GIVEN REQUEST: Pick out each line with the word "this" from the material that follows.

Saved entries:
____________
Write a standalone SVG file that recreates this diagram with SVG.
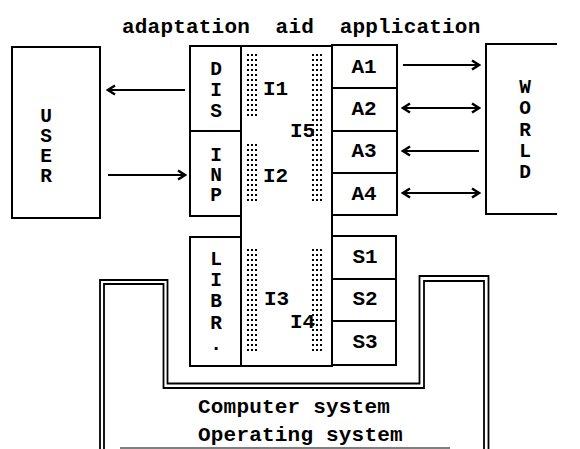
<svg xmlns="http://www.w3.org/2000/svg" width="580" height="449" viewBox="0 0 580 449">
<style>
text{font-family:"Liberation Mono","Courier New",monospace;font-weight:bold;font-size:21px;fill:#000;white-space:pre}
.c{text-anchor:middle}
.v{font-size:19.5px}
.box{fill:none;stroke:#000;stroke-width:2}
.dbl{fill:none;stroke:#000;stroke-width:1.8}
.conn{fill:none;stroke:#000;stroke-width:2}
</style>
<defs>
<pattern id="dotsL" patternUnits="userSpaceOnUse" x="247" y="54" width="4" height="5">
<rect x="0" y="0" width="2" height="2" fill="#000"/>
</pattern>
<pattern id="dotsR" patternUnits="userSpaceOnUse" x="312" y="54" width="4" height="5">
<rect x="0" y="0" width="2" height="2" fill="#000"/>
</pattern>
<marker id="arr" markerUnits="userSpaceOnUse" viewBox="0 0 10 12" refX="8" refY="6" markerWidth="10" markerHeight="12" orient="auto-start-reverse">
<path d="M1,1.5 L8,6 L1,10.5" fill="none" stroke="#000" stroke-width="2.4"/>
</marker>
</defs>
<rect width="580" height="449" fill="#fff"/>

<g id="title"><text x="122" y="33" xml:space="preserve" letter-spacing="0.2">adaptation  aid  application</text></g>

<g id="computer-system">
<path class="dbl" d="M100,449 V280 H167.5 V383.5 H419.5 V276 H488.5 V449"/>
<path class="dbl" d="M104,449 V284 H163.5 V388 H424 V281 H484 V449"/>
<line x1="120" y1="448" x2="450" y2="448" stroke="#555" stroke-width="1.5"/>
<text x="198" y="413" letter-spacing="0.2">Computer system</text>
<text x="198" y="441" letter-spacing="0.2">Operating system</text>
</g>

<g id="user">
<rect class="box" x="12" y="47" width="88" height="171"/>
<text class="c v" x="46" y="122">U</text>
<text class="c v" x="46" y="142">S</text>
<text class="c v" x="46" y="162">E</text>
<text class="c v" x="46" y="182">R</text>
</g>

<g id="interface">
<rect class="box" x="241" y="46" width="91" height="320"/>
<rect fill="url(#dotsL)" x="247" y="54" width="12" height="64"/>
<rect fill="url(#dotsL)" x="247" y="144" width="12" height="60"/>
<rect fill="url(#dotsL)" x="247" y="249" width="12" height="104"/>
<rect fill="url(#dotsR)" x="312" y="54" width="12" height="150"/>
<rect fill="url(#dotsR)" x="312" y="249" width="12" height="104"/>
<text x="263" y="95">I1</text>
<text x="263" y="182">I2</text>
<text x="264" y="305">I3</text>
<text x="290" y="328">I4</text>
<text x="290" y="137">I5</text>
</g>

<g id="dis">
<rect class="box" x="190" y="46" width="51" height="85"/>
<text class="c v" x="216" y="75">D</text>
<text class="c v" x="216" y="96">I</text>
<text class="c v" x="216" y="117">S</text>
</g>
<g id="inp">
<rect class="box" x="190" y="131" width="51" height="85"/>
<text class="c v" x="216" y="161">I</text>
<text class="c v" x="216" y="181">N</text>
<text class="c v" x="216" y="201">P</text>
</g>
<g id="libr">
<rect class="box" x="190" y="237" width="51" height="129"/>
<text class="c v" x="216" y="265">L</text>
<text class="c v" x="216" y="286">I</text>
<text class="c v" x="216" y="307">B</text>
<text class="c v" x="216" y="329">R</text>
<text class="c v" x="216" y="350">.</text>
</g>

<g id="a1"><rect class="box" x="332" y="45" width="65" height="43"/><text class="c" x="364" y="73">A1</text></g>
<g id="a2"><rect class="box" x="332" y="88" width="65" height="43"/><text class="c" x="364" y="115">A2</text></g>
<g id="a3"><rect class="box" x="332" y="131" width="65" height="42"/><text class="c" x="364" y="157">A3</text></g>
<g id="a4"><rect class="box" x="332" y="173" width="65" height="42"/><text class="c" x="364" y="200">A4</text></g>

<g id="s1"><rect class="box" x="332" y="236" width="64" height="43"/><text class="c" x="365" y="263">S1</text></g>
<g id="s2"><rect class="box" x="332" y="279" width="64" height="42"/><text class="c" x="365" y="305">S2</text></g>
<g id="s3"><rect class="box" x="332" y="321" width="64" height="44"/><text class="c" x="365" y="348">S3</text></g>

<g id="world">
<path class="box" d="M557,44 H486 V214 H557"/>
<text class="c v" x="525" y="93">W</text>
<text class="c v" x="525" y="114">O</text>
<text class="c v" x="525" y="136">R</text>
<text class="c v" x="525" y="157">L</text>
<text class="c v" x="525" y="178">D</text>
</g>

<g id="connectors">
<line class="conn" x1="185" y1="90" x2="108" y2="90" marker-end="url(#arr)"/>
<line class="conn" x1="108" y1="175" x2="185" y2="175" marker-end="url(#arr)"/>
<line class="conn" x1="403" y1="65" x2="479" y2="65" marker-end="url(#arr)"/>
<line class="conn" x1="403" y1="108" x2="479" y2="108" marker-start="url(#arr)" marker-end="url(#arr)"/>
<line class="conn" x1="479" y1="151" x2="403" y2="151" marker-end="url(#arr)"/>
<line class="conn" x1="403" y1="193" x2="479" y2="193" marker-start="url(#arr)" marker-end="url(#arr)"/>
</g>
</svg>
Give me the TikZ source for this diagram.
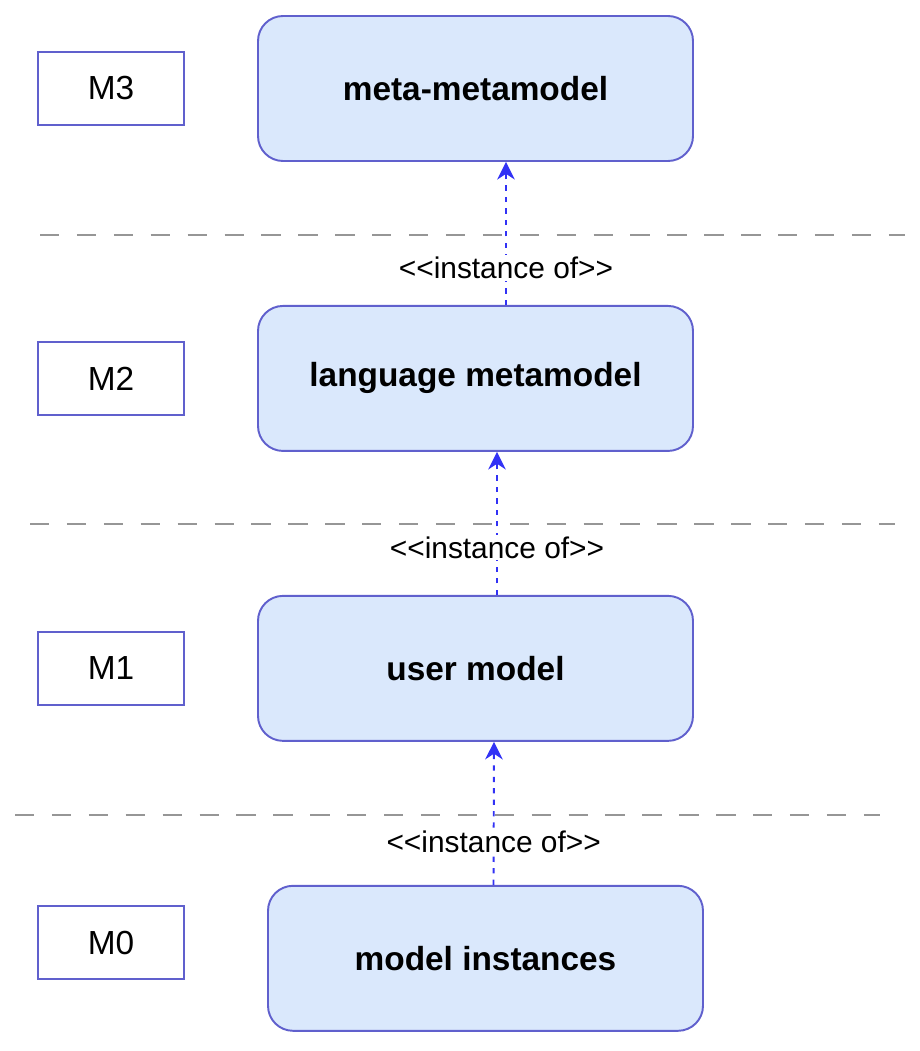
\documentclass[tikz,border=0pt]{standalone}
\usepackage{fontspec}
\setmainfont{Liberation Sans}
\usepackage{xcolor}
\usetikzlibrary{arrows.meta, positioning, calc}

\definecolor{boxfill}{HTML}{DAE8FC}
\definecolor{boxline}{RGB}{96,96,205}
\definecolor{flowblue}{RGB}{50,50,245}
\definecolor{sepgray}{RGB}{150,150,150}

\newcommand{\instof}{<\kern0pt<instance of>\kern0pt>}

\begin{document}
\begin{tikzpicture}[
    node distance=2.86cm,
    level/.style={rectangle, draw=boxline, fill=boxfill, line width=1.1pt, rounded corners=0.5cm, minimum width=8.7cm, minimum height=2.9cm, font=\fontsize{19}{22}\selectfont\bfseries},
    tag/.style={rectangle, draw=boxline, fill=white, line width=1.1pt, minimum width=2.92cm, minimum height=1.46cm, font=\fontsize{19}{22}\selectfont},
    arrow/.style={line width=1.1pt, draw=flowblue, dash pattern=on 3pt off 3.5pt, -{Stealth[length=10pt, width=10pt, fill=flowblue]}},
    caption/.style={fill=white, inner sep=1pt, font=\fontsize{17}{20}\selectfont},
    separator/.style={line width=1.5pt, draw=sepgray, dash pattern=on 11pt off 10pt}
]
    \useasboundingbox (0,0) rectangle (18.38,-21.02);

    % Nodes
    \node (mmm) [level] at (9.51,-1.77) {meta-metamodel};
    \node (lang) [level, below=of mmm] {language metamodel};
    \node (user) [level, below=of lang] {user model};
    \node (inst) [level, below=of user, xshift=0.2cm] {model instances};

    \node (m3) [tag, left=1.44cm of mmm] {M3};
    \node (m2) [tag, left=1.44cm of lang] {M2};
    \node (m1) [tag, left=1.44cm of user] {M1};
    \node (m0) [tag, left=1.64cm of inst, yshift=0.31cm] {M0};

    % Layer separators
    \draw [separator] (0.8,-4.7) -- (18.1,-4.7);
    \draw [separator] (0.6,-10.48) -- (17.9,-10.48);
    \draw [separator] (0.3,-16.3) -- (17.6,-16.3);

    % Flows
    \draw [arrow] ([xshift=0.61cm]lang.north) -- node[caption, pos=0.26] {\instof} ([xshift=0.61cm]mmm.south);
    \draw [arrow] ([xshift=0.43cm]user.north) -- node[caption, pos=0.33] {\instof} ([xshift=0.43cm]lang.south);
    \draw [arrow] ([xshift=0.16cm]inst.north) -- node[caption, pos=0.3] {\instof} ([xshift=0.37cm]user.south);

\end{tikzpicture}
\end{document}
____________
CORRECT OUTPUT:
Write a standalone SVG file that recreates this diagram with SVG.
Give me the TikZ source for this diagram.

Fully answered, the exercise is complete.